> [Set problem]: All the data should be repeated exactly. Any image in it is left out.

> [Supplied data]:

******************************

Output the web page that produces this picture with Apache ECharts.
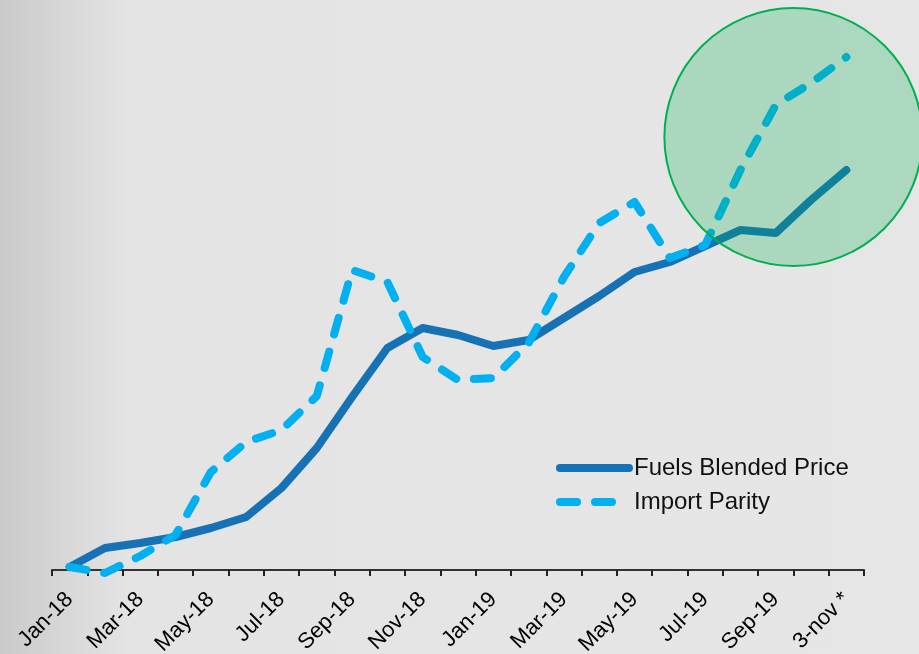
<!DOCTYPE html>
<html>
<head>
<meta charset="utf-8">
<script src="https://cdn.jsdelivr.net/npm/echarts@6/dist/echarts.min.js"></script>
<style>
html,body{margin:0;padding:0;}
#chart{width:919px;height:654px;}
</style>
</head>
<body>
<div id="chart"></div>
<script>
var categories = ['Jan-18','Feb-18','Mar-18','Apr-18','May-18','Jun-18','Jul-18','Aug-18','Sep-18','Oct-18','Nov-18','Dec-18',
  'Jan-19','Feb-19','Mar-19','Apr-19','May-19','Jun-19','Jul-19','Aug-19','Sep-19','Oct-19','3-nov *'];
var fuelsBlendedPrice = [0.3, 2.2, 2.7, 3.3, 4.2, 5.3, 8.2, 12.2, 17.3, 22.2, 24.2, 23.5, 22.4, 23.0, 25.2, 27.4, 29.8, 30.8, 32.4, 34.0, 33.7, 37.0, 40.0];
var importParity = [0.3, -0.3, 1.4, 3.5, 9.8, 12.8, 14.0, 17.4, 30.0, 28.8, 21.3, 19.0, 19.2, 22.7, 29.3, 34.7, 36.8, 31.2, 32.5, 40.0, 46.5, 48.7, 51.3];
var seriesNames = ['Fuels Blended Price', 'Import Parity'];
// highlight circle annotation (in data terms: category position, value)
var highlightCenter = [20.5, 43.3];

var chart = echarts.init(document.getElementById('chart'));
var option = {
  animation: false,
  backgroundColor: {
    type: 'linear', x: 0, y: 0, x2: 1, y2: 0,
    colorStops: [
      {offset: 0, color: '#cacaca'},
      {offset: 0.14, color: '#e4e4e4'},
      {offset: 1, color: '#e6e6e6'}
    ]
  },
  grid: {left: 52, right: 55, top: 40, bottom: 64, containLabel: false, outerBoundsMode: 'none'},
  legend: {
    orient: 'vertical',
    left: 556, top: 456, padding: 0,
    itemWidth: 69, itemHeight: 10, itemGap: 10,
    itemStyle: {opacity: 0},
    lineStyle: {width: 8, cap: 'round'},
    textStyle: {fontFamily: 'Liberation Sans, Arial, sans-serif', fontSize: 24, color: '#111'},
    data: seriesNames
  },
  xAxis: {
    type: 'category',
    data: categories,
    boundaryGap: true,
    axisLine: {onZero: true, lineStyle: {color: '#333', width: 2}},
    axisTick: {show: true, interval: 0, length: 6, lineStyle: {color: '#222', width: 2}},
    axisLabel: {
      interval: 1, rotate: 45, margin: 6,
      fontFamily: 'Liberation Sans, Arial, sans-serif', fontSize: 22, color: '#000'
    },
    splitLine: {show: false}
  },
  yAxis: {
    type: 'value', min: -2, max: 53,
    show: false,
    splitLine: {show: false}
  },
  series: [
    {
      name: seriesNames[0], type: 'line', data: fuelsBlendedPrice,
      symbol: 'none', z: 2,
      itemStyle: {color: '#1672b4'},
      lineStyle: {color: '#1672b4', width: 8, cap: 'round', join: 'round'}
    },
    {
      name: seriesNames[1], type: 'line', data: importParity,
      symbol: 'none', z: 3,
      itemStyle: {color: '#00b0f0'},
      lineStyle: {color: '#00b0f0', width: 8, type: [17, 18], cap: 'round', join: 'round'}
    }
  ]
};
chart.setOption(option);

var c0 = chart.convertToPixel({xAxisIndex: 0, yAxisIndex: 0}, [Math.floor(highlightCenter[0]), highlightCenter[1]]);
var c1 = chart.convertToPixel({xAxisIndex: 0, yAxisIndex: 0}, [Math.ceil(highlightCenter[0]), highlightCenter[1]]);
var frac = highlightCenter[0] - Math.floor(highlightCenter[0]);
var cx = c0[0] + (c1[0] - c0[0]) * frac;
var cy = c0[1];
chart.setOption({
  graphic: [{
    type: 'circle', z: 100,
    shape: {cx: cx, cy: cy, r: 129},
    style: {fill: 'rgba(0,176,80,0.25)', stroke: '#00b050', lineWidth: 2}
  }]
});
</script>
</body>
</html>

******************************

> [Answer for the task]:
Output the web page that produces this picture with Apache ECharts.
<!DOCTYPE html>
<html>
<head>
<meta charset="utf-8">
<script src="https://cdn.jsdelivr.net/npm/echarts@6/dist/echarts.min.js"></script>
<style>
html,body{margin:0;padding:0;}
#chart{width:919px;height:654px;}
</style>
</head>
<body>
<div id="chart"></div>
<script>
var categories = ['Jan-18','Feb-18','Mar-18','Apr-18','May-18','Jun-18','Jul-18','Aug-18','Sep-18','Oct-18','Nov-18','Dec-18',
  'Jan-19','Feb-19','Mar-19','Apr-19','May-19','Jun-19','Jul-19','Aug-19','Sep-19','Oct-19','3-nov *'];
var fuelsBlendedPrice = [0.3, 2.2, 2.7, 3.3, 4.2, 5.3, 8.2, 12.2, 17.3, 22.2, 24.2, 23.5, 22.4, 23.0, 25.2, 27.4, 29.8, 30.8, 32.4, 34.0, 33.7, 37.0, 40.0];
var importParity = [0.3, -0.3, 1.4, 3.5, 9.8, 12.8, 14.0, 17.4, 30.0, 28.8, 21.3, 19.0, 19.2, 22.7, 29.3, 34.7, 36.8, 31.2, 32.5, 40.0, 46.5, 48.7, 51.3];
var seriesNames = ['Fuels Blended Price', 'Import Parity'];
// highlight circle annotation (in data terms: category position, value)
var highlightCenter = [20.5, 43.3];

var chart = echarts.init(document.getElementById('chart'));
var option = {
  animation: false,
  backgroundColor: {
    type: 'linear', x: 0, y: 0, x2: 1, y2: 0,
    colorStops: [
      {offset: 0, color: '#cacaca'},
      {offset: 0.14, color: '#e4e4e4'},
      {offset: 1, color: '#e6e6e6'}
    ]
  },
  grid: {left: 52, right: 55, top: 40, bottom: 64, containLabel: false, outerBoundsMode: 'none'},
  legend: {
    orient: 'vertical',
    left: 556, top: 456, padding: 0,
    itemWidth: 69, itemHeight: 10, itemGap: 10,
    itemStyle: {opacity: 0},
    lineStyle: {width: 8, cap: 'round'},
    textStyle: {fontFamily: 'Liberation Sans, Arial, sans-serif', fontSize: 24, color: '#111'},
    data: seriesNames
  },
  xAxis: {
    type: 'category',
    data: categories,
    boundaryGap: true,
    axisLine: {onZero: true, lineStyle: {color: '#333', width: 2}},
    axisTick: {show: true, interval: 0, length: 6, lineStyle: {color: '#222', width: 2}},
    axisLabel: {
      interval: 1, rotate: 45, margin: 6,
      fontFamily: 'Liberation Sans, Arial, sans-serif', fontSize: 22, color: '#000'
    },
    splitLine: {show: false}
  },
  yAxis: {
    type: 'value', min: -2, max: 53,
    show: false,
    splitLine: {show: false}
  },
  series: [
    {
      name: seriesNames[0], type: 'line', data: fuelsBlendedPrice,
      symbol: 'none', z: 2,
      itemStyle: {color: '#1672b4'},
      lineStyle: {color: '#1672b4', width: 8, cap: 'round', join: 'round'}
    },
    {
      name: seriesNames[1], type: 'line', data: importParity,
      symbol: 'none', z: 3,
      itemStyle: {color: '#00b0f0'},
      lineStyle: {color: '#00b0f0', width: 8, type: [17, 18], cap: 'round', join: 'round'}
    }
  ]
};
chart.setOption(option);

var c0 = chart.convertToPixel({xAxisIndex: 0, yAxisIndex: 0}, [Math.floor(highlightCenter[0]), highlightCenter[1]]);
var c1 = chart.convertToPixel({xAxisIndex: 0, yAxisIndex: 0}, [Math.ceil(highlightCenter[0]), highlightCenter[1]]);
var frac = highlightCenter[0] - Math.floor(highlightCenter[0]);
var cx = c0[0] + (c1[0] - c0[0]) * frac;
var cy = c0[1];
chart.setOption({
  graphic: [{
    type: 'circle', z: 100,
    shape: {cx: cx, cy: cy, r: 129},
    style: {fill: 'rgba(0,176,80,0.25)', stroke: '#00b050', lineWidth: 2}
  }]
});
</script>
</body>
</html>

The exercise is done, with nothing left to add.